## WRITTEN PROBLEM
Copy the data exactly as it appears, and do not include any pictures.
=-=-=
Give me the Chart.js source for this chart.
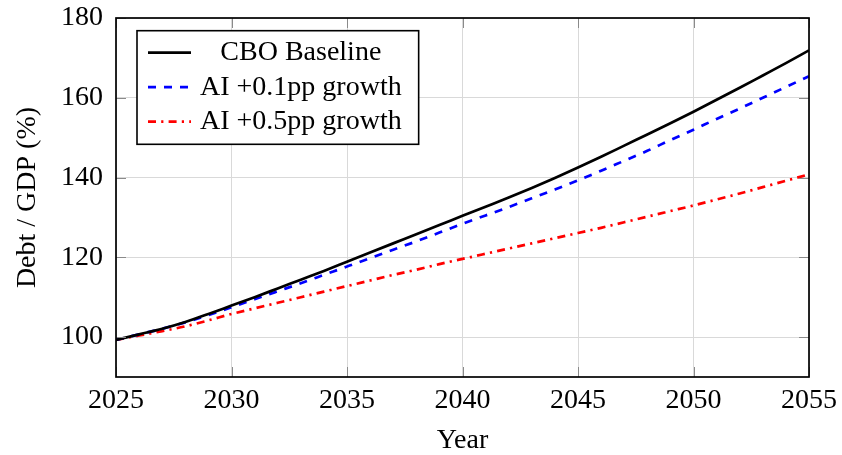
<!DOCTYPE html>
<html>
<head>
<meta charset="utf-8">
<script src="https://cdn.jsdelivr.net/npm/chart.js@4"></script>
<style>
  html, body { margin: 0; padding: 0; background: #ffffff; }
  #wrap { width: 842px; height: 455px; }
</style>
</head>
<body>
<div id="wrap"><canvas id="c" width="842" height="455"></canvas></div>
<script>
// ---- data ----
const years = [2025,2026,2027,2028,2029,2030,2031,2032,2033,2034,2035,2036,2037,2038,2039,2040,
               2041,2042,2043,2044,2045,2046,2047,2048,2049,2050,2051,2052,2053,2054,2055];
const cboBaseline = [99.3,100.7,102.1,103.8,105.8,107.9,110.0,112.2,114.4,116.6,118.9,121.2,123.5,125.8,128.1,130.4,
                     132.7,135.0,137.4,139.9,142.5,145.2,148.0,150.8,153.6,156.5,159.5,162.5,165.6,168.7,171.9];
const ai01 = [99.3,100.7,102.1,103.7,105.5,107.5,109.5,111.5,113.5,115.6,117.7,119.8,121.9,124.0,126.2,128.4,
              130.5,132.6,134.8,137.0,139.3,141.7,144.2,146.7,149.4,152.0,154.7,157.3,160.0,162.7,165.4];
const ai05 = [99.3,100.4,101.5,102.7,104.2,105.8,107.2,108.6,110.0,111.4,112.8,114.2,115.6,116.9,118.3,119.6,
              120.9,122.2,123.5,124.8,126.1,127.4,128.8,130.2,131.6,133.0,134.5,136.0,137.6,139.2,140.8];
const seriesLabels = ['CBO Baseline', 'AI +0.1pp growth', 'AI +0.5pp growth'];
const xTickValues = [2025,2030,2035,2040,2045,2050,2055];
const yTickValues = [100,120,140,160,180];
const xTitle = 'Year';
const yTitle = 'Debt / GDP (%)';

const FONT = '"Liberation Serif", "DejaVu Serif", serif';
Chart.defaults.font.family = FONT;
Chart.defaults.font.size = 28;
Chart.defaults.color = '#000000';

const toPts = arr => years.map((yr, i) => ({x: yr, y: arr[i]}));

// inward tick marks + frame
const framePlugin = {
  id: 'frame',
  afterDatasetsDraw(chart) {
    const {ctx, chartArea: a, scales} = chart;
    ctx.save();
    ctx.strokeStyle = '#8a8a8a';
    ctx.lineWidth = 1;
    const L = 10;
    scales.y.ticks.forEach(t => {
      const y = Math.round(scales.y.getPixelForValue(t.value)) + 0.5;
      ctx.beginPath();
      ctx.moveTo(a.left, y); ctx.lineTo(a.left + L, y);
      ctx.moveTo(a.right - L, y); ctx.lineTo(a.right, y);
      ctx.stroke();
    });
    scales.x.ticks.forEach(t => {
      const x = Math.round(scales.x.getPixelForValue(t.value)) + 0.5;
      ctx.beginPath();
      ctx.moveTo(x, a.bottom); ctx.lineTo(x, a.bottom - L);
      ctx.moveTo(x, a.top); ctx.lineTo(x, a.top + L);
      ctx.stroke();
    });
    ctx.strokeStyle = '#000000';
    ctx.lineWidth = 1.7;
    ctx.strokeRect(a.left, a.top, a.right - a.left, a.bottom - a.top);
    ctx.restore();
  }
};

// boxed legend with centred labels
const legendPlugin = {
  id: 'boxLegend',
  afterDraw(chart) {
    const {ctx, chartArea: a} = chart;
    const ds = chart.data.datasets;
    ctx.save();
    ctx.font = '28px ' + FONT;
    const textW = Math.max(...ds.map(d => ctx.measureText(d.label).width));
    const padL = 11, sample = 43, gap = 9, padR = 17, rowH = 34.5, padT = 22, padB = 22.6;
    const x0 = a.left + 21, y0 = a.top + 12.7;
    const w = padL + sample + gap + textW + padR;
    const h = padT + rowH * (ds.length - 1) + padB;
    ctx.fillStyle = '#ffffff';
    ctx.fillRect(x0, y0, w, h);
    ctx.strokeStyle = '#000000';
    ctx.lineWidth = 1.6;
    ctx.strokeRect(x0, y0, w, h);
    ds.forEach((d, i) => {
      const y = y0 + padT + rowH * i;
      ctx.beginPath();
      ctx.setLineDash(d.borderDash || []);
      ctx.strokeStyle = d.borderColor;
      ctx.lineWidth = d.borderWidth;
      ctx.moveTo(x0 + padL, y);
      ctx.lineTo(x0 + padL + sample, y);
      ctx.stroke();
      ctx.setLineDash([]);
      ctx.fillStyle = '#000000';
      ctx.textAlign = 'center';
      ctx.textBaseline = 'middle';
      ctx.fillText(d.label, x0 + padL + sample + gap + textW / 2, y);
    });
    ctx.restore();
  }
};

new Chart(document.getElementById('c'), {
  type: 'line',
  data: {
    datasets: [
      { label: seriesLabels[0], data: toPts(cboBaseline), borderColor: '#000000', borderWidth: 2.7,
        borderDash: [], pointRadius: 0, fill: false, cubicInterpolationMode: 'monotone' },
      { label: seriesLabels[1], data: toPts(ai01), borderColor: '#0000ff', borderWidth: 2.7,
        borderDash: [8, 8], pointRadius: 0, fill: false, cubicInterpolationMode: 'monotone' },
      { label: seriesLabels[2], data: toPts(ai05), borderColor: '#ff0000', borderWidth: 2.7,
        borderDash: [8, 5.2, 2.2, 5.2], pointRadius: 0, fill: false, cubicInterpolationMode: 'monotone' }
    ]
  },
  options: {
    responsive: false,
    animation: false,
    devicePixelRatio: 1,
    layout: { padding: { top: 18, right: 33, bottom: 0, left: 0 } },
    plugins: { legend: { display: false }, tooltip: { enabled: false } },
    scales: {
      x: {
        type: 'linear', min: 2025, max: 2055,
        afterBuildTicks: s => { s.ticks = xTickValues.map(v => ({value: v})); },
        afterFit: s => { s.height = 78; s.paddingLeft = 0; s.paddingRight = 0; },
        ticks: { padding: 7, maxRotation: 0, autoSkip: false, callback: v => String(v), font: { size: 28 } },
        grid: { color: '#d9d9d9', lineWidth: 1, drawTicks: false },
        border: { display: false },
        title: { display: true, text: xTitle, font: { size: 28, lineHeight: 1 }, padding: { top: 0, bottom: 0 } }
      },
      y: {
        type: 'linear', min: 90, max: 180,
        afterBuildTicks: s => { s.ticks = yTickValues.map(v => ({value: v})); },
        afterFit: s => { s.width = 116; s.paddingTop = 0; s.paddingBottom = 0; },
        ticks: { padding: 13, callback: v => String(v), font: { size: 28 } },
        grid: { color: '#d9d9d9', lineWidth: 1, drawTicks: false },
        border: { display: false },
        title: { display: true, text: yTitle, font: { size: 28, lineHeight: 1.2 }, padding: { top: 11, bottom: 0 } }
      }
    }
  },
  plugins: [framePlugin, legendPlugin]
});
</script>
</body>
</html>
=-=-=
## REPLY
Give me the Chart.js source for this chart.
<!DOCTYPE html>
<html>
<head>
<meta charset="utf-8">
<script src="https://cdn.jsdelivr.net/npm/chart.js@4"></script>
<style>
  html, body { margin: 0; padding: 0; background: #ffffff; }
  #wrap { width: 842px; height: 455px; }
</style>
</head>
<body>
<div id="wrap"><canvas id="c" width="842" height="455"></canvas></div>
<script>
// ---- data ----
const years = [2025,2026,2027,2028,2029,2030,2031,2032,2033,2034,2035,2036,2037,2038,2039,2040,
               2041,2042,2043,2044,2045,2046,2047,2048,2049,2050,2051,2052,2053,2054,2055];
const cboBaseline = [99.3,100.7,102.1,103.8,105.8,107.9,110.0,112.2,114.4,116.6,118.9,121.2,123.5,125.8,128.1,130.4,
                     132.7,135.0,137.4,139.9,142.5,145.2,148.0,150.8,153.6,156.5,159.5,162.5,165.6,168.7,171.9];
const ai01 = [99.3,100.7,102.1,103.7,105.5,107.5,109.5,111.5,113.5,115.6,117.7,119.8,121.9,124.0,126.2,128.4,
              130.5,132.6,134.8,137.0,139.3,141.7,144.2,146.7,149.4,152.0,154.7,157.3,160.0,162.7,165.4];
const ai05 = [99.3,100.4,101.5,102.7,104.2,105.8,107.2,108.6,110.0,111.4,112.8,114.2,115.6,116.9,118.3,119.6,
              120.9,122.2,123.5,124.8,126.1,127.4,128.8,130.2,131.6,133.0,134.5,136.0,137.6,139.2,140.8];
const seriesLabels = ['CBO Baseline', 'AI +0.1pp growth', 'AI +0.5pp growth'];
const xTickValues = [2025,2030,2035,2040,2045,2050,2055];
const yTickValues = [100,120,140,160,180];
const xTitle = 'Year';
const yTitle = 'Debt / GDP (%)';

const FONT = '"Liberation Serif", "DejaVu Serif", serif';
Chart.defaults.font.family = FONT;
Chart.defaults.font.size = 28;
Chart.defaults.color = '#000000';

const toPts = arr => years.map((yr, i) => ({x: yr, y: arr[i]}));

// inward tick marks + frame
const framePlugin = {
  id: 'frame',
  afterDatasetsDraw(chart) {
    const {ctx, chartArea: a, scales} = chart;
    ctx.save();
    ctx.strokeStyle = '#8a8a8a';
    ctx.lineWidth = 1;
    const L = 10;
    scales.y.ticks.forEach(t => {
      const y = Math.round(scales.y.getPixelForValue(t.value)) + 0.5;
      ctx.beginPath();
      ctx.moveTo(a.left, y); ctx.lineTo(a.left + L, y);
      ctx.moveTo(a.right - L, y); ctx.lineTo(a.right, y);
      ctx.stroke();
    });
    scales.x.ticks.forEach(t => {
      const x = Math.round(scales.x.getPixelForValue(t.value)) + 0.5;
      ctx.beginPath();
      ctx.moveTo(x, a.bottom); ctx.lineTo(x, a.bottom - L);
      ctx.moveTo(x, a.top); ctx.lineTo(x, a.top + L);
      ctx.stroke();
    });
    ctx.strokeStyle = '#000000';
    ctx.lineWidth = 1.7;
    ctx.strokeRect(a.left, a.top, a.right - a.left, a.bottom - a.top);
    ctx.restore();
  }
};

// boxed legend with centred labels
const legendPlugin = {
  id: 'boxLegend',
  afterDraw(chart) {
    const {ctx, chartArea: a} = chart;
    const ds = chart.data.datasets;
    ctx.save();
    ctx.font = '28px ' + FONT;
    const textW = Math.max(...ds.map(d => ctx.measureText(d.label).width));
    const padL = 11, sample = 43, gap = 9, padR = 17, rowH = 34.5, padT = 22, padB = 22.6;
    const x0 = a.left + 21, y0 = a.top + 12.7;
    const w = padL + sample + gap + textW + padR;
    const h = padT + rowH * (ds.length - 1) + padB;
    ctx.fillStyle = '#ffffff';
    ctx.fillRect(x0, y0, w, h);
    ctx.strokeStyle = '#000000';
    ctx.lineWidth = 1.6;
    ctx.strokeRect(x0, y0, w, h);
    ds.forEach((d, i) => {
      const y = y0 + padT + rowH * i;
      ctx.beginPath();
      ctx.setLineDash(d.borderDash || []);
      ctx.strokeStyle = d.borderColor;
      ctx.lineWidth = d.borderWidth;
      ctx.moveTo(x0 + padL, y);
      ctx.lineTo(x0 + padL + sample, y);
      ctx.stroke();
      ctx.setLineDash([]);
      ctx.fillStyle = '#000000';
      ctx.textAlign = 'center';
      ctx.textBaseline = 'middle';
      ctx.fillText(d.label, x0 + padL + sample + gap + textW / 2, y);
    });
    ctx.restore();
  }
};

new Chart(document.getElementById('c'), {
  type: 'line',
  data: {
    datasets: [
      { label: seriesLabels[0], data: toPts(cboBaseline), borderColor: '#000000', borderWidth: 2.7,
        borderDash: [], pointRadius: 0, fill: false, cubicInterpolationMode: 'monotone' },
      { label: seriesLabels[1], data: toPts(ai01), borderColor: '#0000ff', borderWidth: 2.7,
        borderDash: [8, 8], pointRadius: 0, fill: false, cubicInterpolationMode: 'monotone' },
      { label: seriesLabels[2], data: toPts(ai05), borderColor: '#ff0000', borderWidth: 2.7,
        borderDash: [8, 5.2, 2.2, 5.2], pointRadius: 0, fill: false, cubicInterpolationMode: 'monotone' }
    ]
  },
  options: {
    responsive: false,
    animation: false,
    devicePixelRatio: 1,
    layout: { padding: { top: 18, right: 33, bottom: 0, left: 0 } },
    plugins: { legend: { display: false }, tooltip: { enabled: false } },
    scales: {
      x: {
        type: 'linear', min: 2025, max: 2055,
        afterBuildTicks: s => { s.ticks = xTickValues.map(v => ({value: v})); },
        afterFit: s => { s.height = 78; s.paddingLeft = 0; s.paddingRight = 0; },
        ticks: { padding: 7, maxRotation: 0, autoSkip: false, callback: v => String(v), font: { size: 28 } },
        grid: { color: '#d9d9d9', lineWidth: 1, drawTicks: false },
        border: { display: false },
        title: { display: true, text: xTitle, font: { size: 28, lineHeight: 1 }, padding: { top: 0, bottom: 0 } }
      },
      y: {
        type: 'linear', min: 90, max: 180,
        afterBuildTicks: s => { s.ticks = yTickValues.map(v => ({value: v})); },
        afterFit: s => { s.width = 116; s.paddingTop = 0; s.paddingBottom = 0; },
        ticks: { padding: 13, callback: v => String(v), font: { size: 28 } },
        grid: { color: '#d9d9d9', lineWidth: 1, drawTicks: false },
        border: { display: false },
        title: { display: true, text: yTitle, font: { size: 28, lineHeight: 1.2 }, padding: { top: 11, bottom: 0 } }
      }
    }
  },
  plugins: [framePlugin, legendPlugin]
});
</script>
</body>
</html>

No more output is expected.